European Union consults on sustainable corporate governance 

Australia: Super funds subject to small business payment reporting Mark Langridge
November 11, 2020

The European Commission invites input by 8 Feb 2021, on measures required to realign corporate governance with key aspects of a sustainable economy, such as social and human rights and environmental matters. The public consultation comprises 26 questions that include the alignment of directors’ remuneration with sustainability metrics, directors’ duties of care and supply chain due diligence measures. The commission is expected to publish legislative proposals in Q1 2021. 

The consultation follows earlier commission initiatives to promote long-term sustainability in corporate governance, including measures included in the European Green Deal and the Communication on the COVID-19 recovery plan. Earlier in 2020, the commission published two studies on directors’ duties and sustainable corporate governance, and a study on due diligence requirements in supply chains. Separately, the commission is reviewing implementation of the nonfinancial reporting directive.

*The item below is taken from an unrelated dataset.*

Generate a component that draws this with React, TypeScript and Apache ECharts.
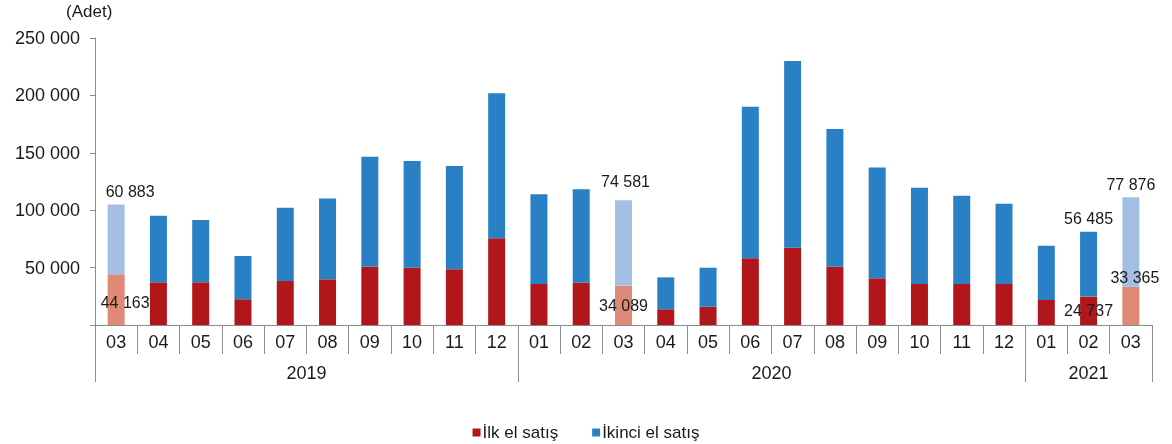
import React, { useEffect, useRef } from "react";
import * as echarts from "echarts";

const periods = [
  "2019-03", "2019-04", "2019-05", "2019-06", "2019-07", "2019-08", "2019-09", "2019-10", "2019-11", "2019-12",
  "2020-01", "2020-02", "2020-03", "2020-04", "2020-05", "2020-06", "2020-07", "2020-08", "2020-09", "2020-10", "2020-11", "2020-12",
  "2021-01", "2021-02", "2021-03",
];
const firstSales = [
  44163, 37200, 37200, 22400, 38300, 39800, 50800, 49900, 48500, 75500,
  35700, 36800, 34089, 13700, 15900, 58100, 67300, 50800, 40700, 35700, 35700, 35700,
  21800, 24737, 33365,
];
const secondSales = [
  60883, 58000, 54300, 37700, 63900, 70500, 95800, 93000, 90000, 126300,
  78100, 81400, 74581, 27800, 34000, 132100, 162700, 119900, 96400, 83900, 76900, 70000,
  47300, 56485, 77876,
];
const highlightedPeriods = ["2019-03", "2020-03", "2021-03"];
const labeledPeriods = ["2019-03", "2020-03", "2021-02", "2021-03"];
const yTicks = [0, 50000, 100000, 150000, 200000, 250000];
const seriesNames = ["İlk el satış", "İkinci el satış"];
const unitLabel = "(Adet)";

const fmt = (v: number) => String(Math.round(v)).replace(/\B(?=(\d{3})+(?!\d))/g, " ");

export default function App() {
  const ref = useRef<HTMLDivElement>(null);
  useEffect(() => {
    if (!ref.current) return;
    const chart = echarts.init(ref.current, null, { renderer: "svg" });
    const font = "'Liberation Sans', Arial, sans-serif";
    const textColor = "#1a1a1a";
    const axisColor = "#8c8c8c";

    const months = periods.map((p) => p.slice(5));
    const years = periods.map((p) => p.slice(0, 4));
    const yearSpans: { year: string; start: number; end: number }[] = [];
    years.forEach((y, i) => {
      const last = yearSpans[yearSpans.length - 1];
      if (last && last.year === y) last.end = i + 1;
      else yearSpans.push({ year: y, start: i, end: i + 1 });
    });
    const boundaries = [0, ...yearSpans.map((s) => s.end)];
    const mids = yearSpans.map((s) => (s.start + s.end) / 2);

    const red = "#b0161a";
    const blue = "#2a80c4";
    const lightRed = "#de8a77";
    const lightBlue = "#a4bfe4";

    const labelStyle = { fontSize: 16, color: textColor, fontFamily: font };

    const firstData = firstSales.map((v, i) => {
      const p = periods[i];
      const item: any = { value: v };
      if (highlightedPeriods.includes(p)) item.itemStyle = { color: lightRed };
      if (labeledPeriods.includes(p)) {
        let position: any = "inside";
        let offset = [0, 0];
        if (p === "2019-03") offset = [9, 3];
        if (p === "2021-03") { position = "top"; offset = [4, 4]; }
        item.label = { show: true, position, offset, formatter: (d: any) => fmt(d.value), ...labelStyle };
      }
      return item;
    });
    const secondData = secondSales.map((v, i) => {
      const p = periods[i];
      const item: any = { value: v };
      if (highlightedPeriods.includes(p)) item.itemStyle = { color: lightBlue };
      if (labeledPeriods.includes(p)) {
        let offset = [0, 0];
        if (p === "2019-03") offset = [14, 0];
        if (p === "2020-03") offset = [2, -6];
        item.label = { show: true, position: "top", offset, formatter: (d: any) => fmt(d.value), ...labelStyle };
      }
      return item;
    });

    chart.setOption({
      animation: false,
      textStyle: { fontFamily: font },
      grid: { left: 95, right: 20, top: 38, bottom: 119, containLabel: false },
      graphic: [
        { type: "text", left: 66, top: 3, style: { text: unitLabel, fontSize: 17, fill: textColor, fontFamily: font } },
      ],
      legend: {
        data: seriesNames,
        left: "center",
        top: 419,
        icon: "rect",
        itemWidth: 8,
        itemHeight: 8,
        itemGap: 34,
        textStyle: { fontSize: 17, color: textColor, fontFamily: font, padding: [0, 0, 0, -3] },
      },
      xAxis: [
        {
          type: "category",
          data: months,
          position: "bottom",
          axisLine: { lineStyle: { color: axisColor, width: 1 } },
          axisTick: { show: true, interval: 0, length: 29, lineStyle: { color: axisColor } },
          axisLabel: { interval: 0, margin: 8, fontSize: 18, color: textColor, fontFamily: font },
        },
        {
          type: "value",
          min: 0,
          max: periods.length,
          position: "bottom",
          axisLine: { show: false },
          splitLine: { show: false },
          axisTick: { show: true, length: 57, customValues: boundaries, lineStyle: { color: axisColor } },
          axisLabel: {
            customValues: mids,
            margin: 39,
            fontSize: 18,
            color: textColor,
            fontFamily: font,
            formatter: (v: number) => {
              const idx = mids.findIndex((m) => Math.abs(m - v) < 1e-6);
              return idx >= 0 ? yearSpans[idx].year : "";
            },
          },
        },
      ],
      yAxis: {
        type: "value",
        min: 0,
        max: yTicks[yTicks.length - 1],
        interval: yTicks[1] - yTicks[0],
        axisLine: { show: true, lineStyle: { color: axisColor } },
        axisTick: { show: true, length: 5, lineStyle: { color: axisColor } },
        splitLine: { show: false },
        axisLabel: {
          margin: 15,
          fontSize: 18,
          color: textColor,
          fontFamily: font,
          formatter: (v: number) => (v === 0 ? "" : fmt(v)),
        },
      },
      series: [
        {
          name: seriesNames[0],
          type: "bar",
          stack: "total",
          barWidth: 17,
          itemStyle: { color: red },
          data: firstData,
        },
        {
          name: seriesNames[1],
          type: "bar",
          stack: "total",
          barWidth: 17,
          itemStyle: { color: blue },
          data: secondData,
        },
      ],
    });
    return () => chart.dispose();
  }, []);
  return <div ref={ref} style={{ position: "fixed", left: 0, top: 0, width: 1172, height: 444 }} />;
}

  • Remuneration of directors. The commission invites input on different approaches to aligning directors’ remuneration with a longer-term perspective, including integrating sustainability risks and opportunities in their business strategies, and the establishment of sustainability metrics.  
  • Directors’ duties of care. The consultation seeks input about the need to more clearly define directors’ duties of care. This includes considering and balancing the interests of a broader range of stakeholders with the short-term financial interests of shareholders. This could require companies to consider the environmental, human rights and social impacts of their stakeholders.
  • Sustainability expertise on boards. The commission will consider what steps boards might take to deepen their expertise on sustainability issues.
  • Supply chain due diligence. The consultation invites input on issues that should be addressed in supply chain due diligence, including the introduction of adequate processes to prevent, mitigate and account for human rights and environmental impacts in companies’ operations and supply chains. The consultation also asks for views on the need for enforcement measures of mandatory due diligence duty. The suggested topics include human rights (including labor rights, workplace safety and health, decent wages and working hours), climate change mitigation, natural capital, land degradation, pollution efficient use of resources and raw materials, and hazardous substances and waste.